Les cérémonies concernant le culte des ancêtres ont lieu, en Chine, chaque année au printemps et à l’automne. Ces cérémonies ont pour caractère particulier la reconnaissance et se font avec une grande solennité. Ces anniversaires sont l’occasion de réunions de famille et ont déjà cette heureuse influence qui a son bon côté.

Dans les familles fortunées, le temple des ancêtres est assez vaste pour contenir des appartements où sont reçus les membres de la famille qui n’habitent pas la même ville. On y voit même des salles disposées pour servir d’école, et comme les temples sont généralement construits à la campagne, ils servent quelquefois, pendant l’été, de villas de plaisance. Dans les familles nombreuses, on s’y réunit souvent ; ainsi aux fêtes du mariage, et à l’époque des examens.

Toutes les joies de la famille se passent en famille, c’est-à-dire au milieu de ses ancêtres, et chez eux. Ce sont des absents qui ne sont pas oubliés.

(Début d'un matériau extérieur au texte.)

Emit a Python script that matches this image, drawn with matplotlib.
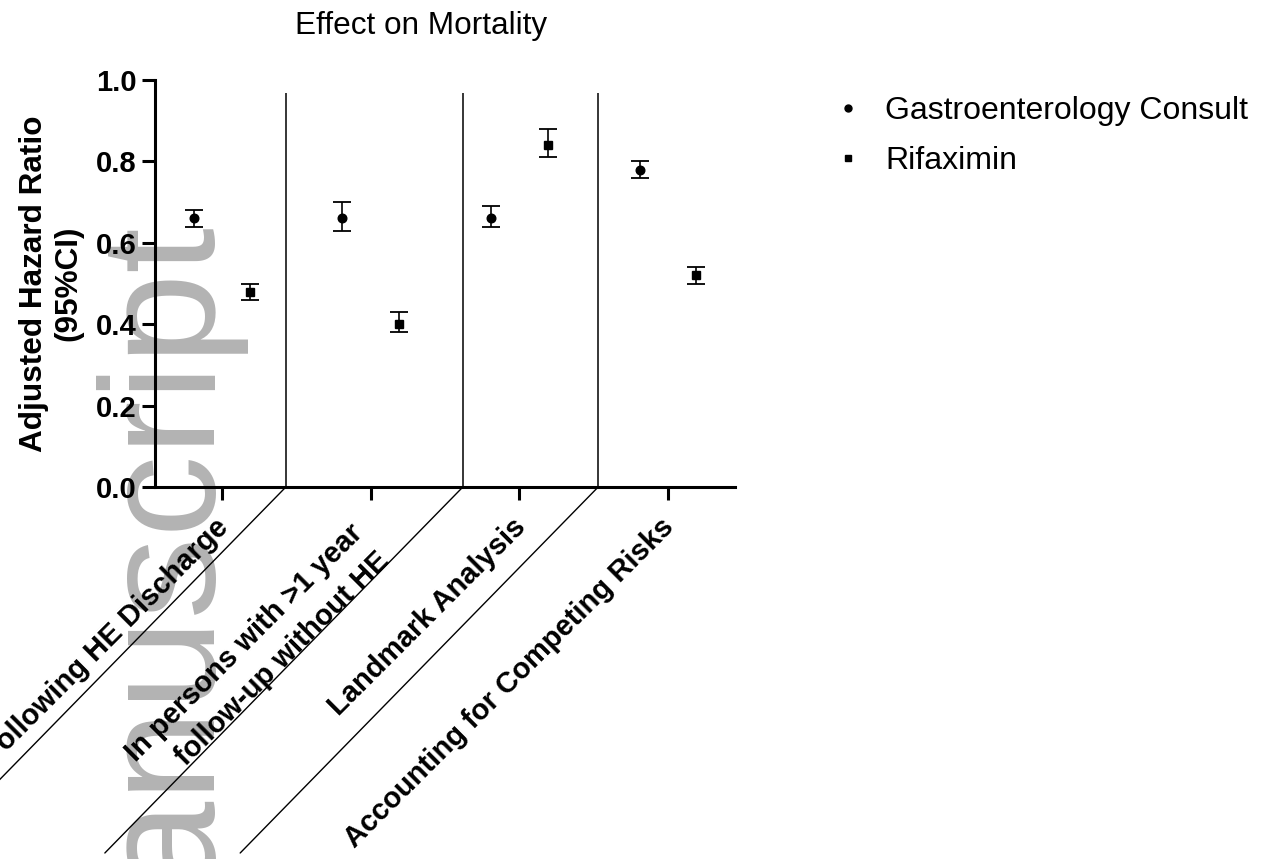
import matplotlib

matplotlib.use("Agg")
import matplotlib.pyplot as plt
import numpy as np
from matplotlib.lines import Line2D
from matplotlib.transforms import ScaledTranslation

plt.rcParams.update({
    "font.family": ["Liberation Sans", "DejaVu Sans"],
    "axes.linewidth": 2.2,
    "xtick.major.width": 2.2,
    "ytick.major.width": 2.2,
    "xtick.major.size": 9.4,
    "ytick.major.size": 9.4,
})

# --------------------------------------------------------------------------- #
# data (adjusted hazard ratios with 95% CI)                                    #
# --------------------------------------------------------------------------- #
groups = [
    "Following HE Discharge",
    "In persons with >1 year\nfollow-up without HE",
    "Landmark Analysis",
    "Accounting for Competing Risks",
]
gi_hr = [0.66, 0.66, 0.66, 0.78]
gi_lo = [0.64, 0.63, 0.64, 0.76]
gi_hi = [0.68, 0.70, 0.69, 0.80]

rif_hr = [0.48, 0.40, 0.84, 0.52]
rif_lo = [0.46, 0.38, 0.81, 0.50]
rif_hi = [0.50, 0.43, 0.88, 0.54]

series_names = ["Gastroenterology Consult", "Rifaximin"]

# section separators between the analyses (x in category units)
dividers = [0.43, 1.62, 2.53]

W, H = 1268, 859
fig = plt.figure(figsize=(W / 100, H / 100), dpi=100)
ax = fig.add_axes([155 / W, 1 - 487 / H, 580 / W, 407 / H])
ax.patch.set_alpha(0)

# watermark, drawn behind everything
fig.text(215 / W, 1 - 227 / H, "Author Manuscript", rotation=90,
         rotation_mode="anchor", ha="right", va="baseline",
         fontsize=118, color="#b3b3b3", zorder=-5)

x = np.arange(len(groups))
off = 0.19


def ci(hr, lo, hi):
    hr, lo, hi = map(np.asarray, (hr, lo, hi))
    return np.vstack([hr - lo, hi - hr])


ax.errorbar(x - off, gi_hr, yerr=ci(gi_hr, gi_lo, gi_hi), fmt="o", ms=6.2,
            color="black", elinewidth=1.2, capsize=6.5, capthick=1.3)
ax.errorbar(x + off, rif_hr, yerr=ci(rif_hr, rif_lo, rif_hi), fmt="s", ms=5.6,
            color="black", elinewidth=1.2, capsize=6.5, capthick=1.3)

ax.set_xlim(-0.45, 3.45)
ax.set_ylim(0, 1.0)
ax.set_yticks([0, 0.2, 0.4, 0.6, 0.8, 1.0])
ax.set_yticklabels(["0.0", "0.2", "0.4", "0.6", "0.8", "1.0"])
ax.spines["top"].set_visible(False)
ax.spines["right"].set_visible(False)

ax.tick_params(axis="y", labelsize=21, pad=3.6)
for t in ax.get_yticklabels():
    t.set_fontweight("bold")

ax.set_xticks(x)
ax.set_xticklabels(groups, fontsize=21, fontweight="bold")
ax.tick_params(axis="x", pad=9.4)
for i, t in enumerate(ax.get_xticklabels()):
    t.set_rotation(45)
    t.set_ha("right")
    t.set_va("top")
    t.set_rotation_mode("anchor")
    t.set_multialignment("right")
    dx, dy = -8, 0
    if "\n" in groups[i]:
        t.set_linespacing(1.45)
        dx, dy = -22, -6
    t.set_transform(t.get_transform()
                    + ScaledTranslation(dx / 100, dy / 100, fig.dpi_scale_trans))

ax.set_ylabel("Adjusted Hazard Ratio\n(95%CI)", fontsize=22.7,
              fontweight="bold", labelpad=9)

# separators: vertical in the plot, then slanted through the label area
ax.vlines(dividers, 0, 0.967, color="black", lw=1.1)
for d in dividers:
    ax.annotate("", xy=(d, 0), xycoords="data", xytext=(-358, -366),
                textcoords="offset pixels", annotation_clip=False,
                arrowprops=dict(arrowstyle="-", lw=1.0, color="black",
                                shrinkA=0, shrinkB=0))

fig.text(421 / W, 1 - 34 / H, "Effect on Mortality", ha="center",
         va="baseline", fontsize=22.7)

handles = [
    Line2D([], [], ls="none", marker="o", ms=5, color="black"),
    Line2D([], [], ls="none", marker="s", ms=4.5, color="black"),
]
fig.legend(handles, series_names, loc="upper left",
           bbox_to_anchor=(832 / W, 1 - 96 / H), frameon=False,
           fontsize=23, handlelength=1.0, handletextpad=0.66,
           borderpad=0, borderaxespad=0, labelspacing=0.64)

fig.savefig("out.png", dpi=100, facecolor="white")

Ces usages sont les mêmes dans toutes les provinces de la Chine. Dans chaque village, où presque tous les habitants sont parents, on voit des chapelles dédiées aux ancêtres. C’est notre clocher.

L’empereur honore le fonctionnaire qui a rempli avec dévouement et intelligence les hautes charges qui lui ont été confiées durant sa vie — non pas en lui élevant une statue — mais un temple où sa postérité célébrera le culte des ancêtres. Aux époques anniversaires, ces cérémonies se font non seulement en présence des membres de la famille, mais l’empereur y envoie des délégués qui le représentent. Ce temple porte en inscription le nom et les titres du fonctionnaire défunt et rappelle les services éminents qu’il a rendus à l’État.

Cet honneur ne s’accorde que rarement : c’est le bâton de maréchal de la famille.